In the present invention, the pixel electrode is formed by directly patterning the conductive layer via a proper profile of the patterned passivation layer. Hence, the present invention has the advantage of reduced fabricating steps in comparison with the prior art. Further, a laser ablation process is applied to form the passivation layer in the present invention instead of the conventional lithographic process and etching process. Accordingly, the method for fabricating the pixel structure disclosed by the present invention at least has the following advantages:
In the method for fabricating the pixel structure of the present invention, a laser ablation process is applied to manufacture the pixel electrode instead of a photolithographic process. Therefore, compared with a high-precision photolithography and etching process required for a photolithographic process in the prior art, the fabricating cost of masks can be reduced in the present invention.
The present invention provides that fewer steps are involved in the fabricating process of the pixel structure in the present invention, and defects caused during the long photolithography and etching process of fabricating the pixel structure (such as photoresist coating, soft baking, hard baking, exposure, development, etching, photoresist stripping, and the like) are reduced.
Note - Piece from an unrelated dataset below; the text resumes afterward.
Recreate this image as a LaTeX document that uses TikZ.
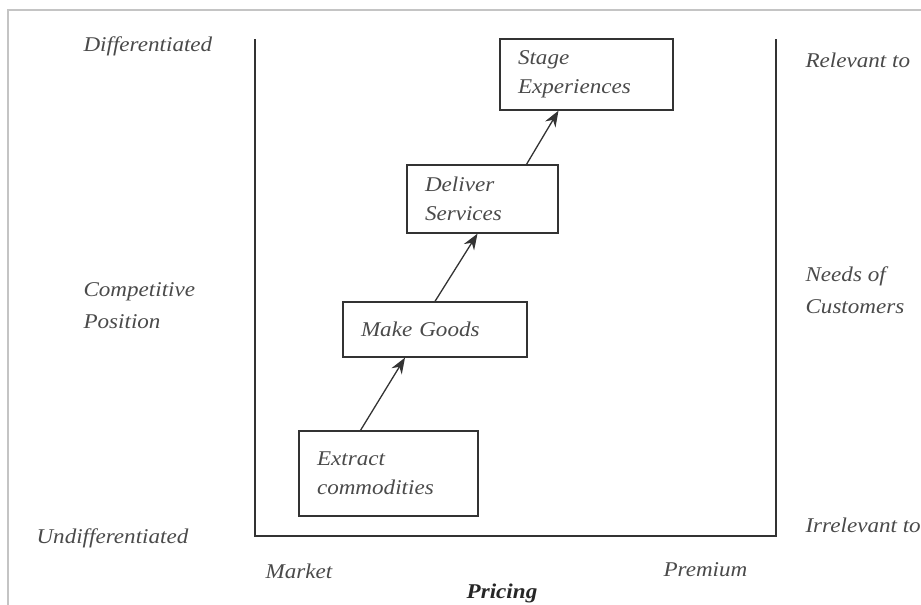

The method for ablating the passivation layer via a laser ablation process may be applied to repairing a pixel electrode in pixel repairing. Thus, possible ITO residue is removed during the fabricating process of the pixel structure, a problem of short circuit between pixel electrodes is solved, and a process yield is increased.
It will be apparent to those skilled in the art that various modifications and variations can be made to the structure of the present invention without departing from the scope or spirit of the invention. In view of the foregoing, it is intended that the present invention cover modifications and variations of this invention provided they fall within the scope of the following claims and their equivalents.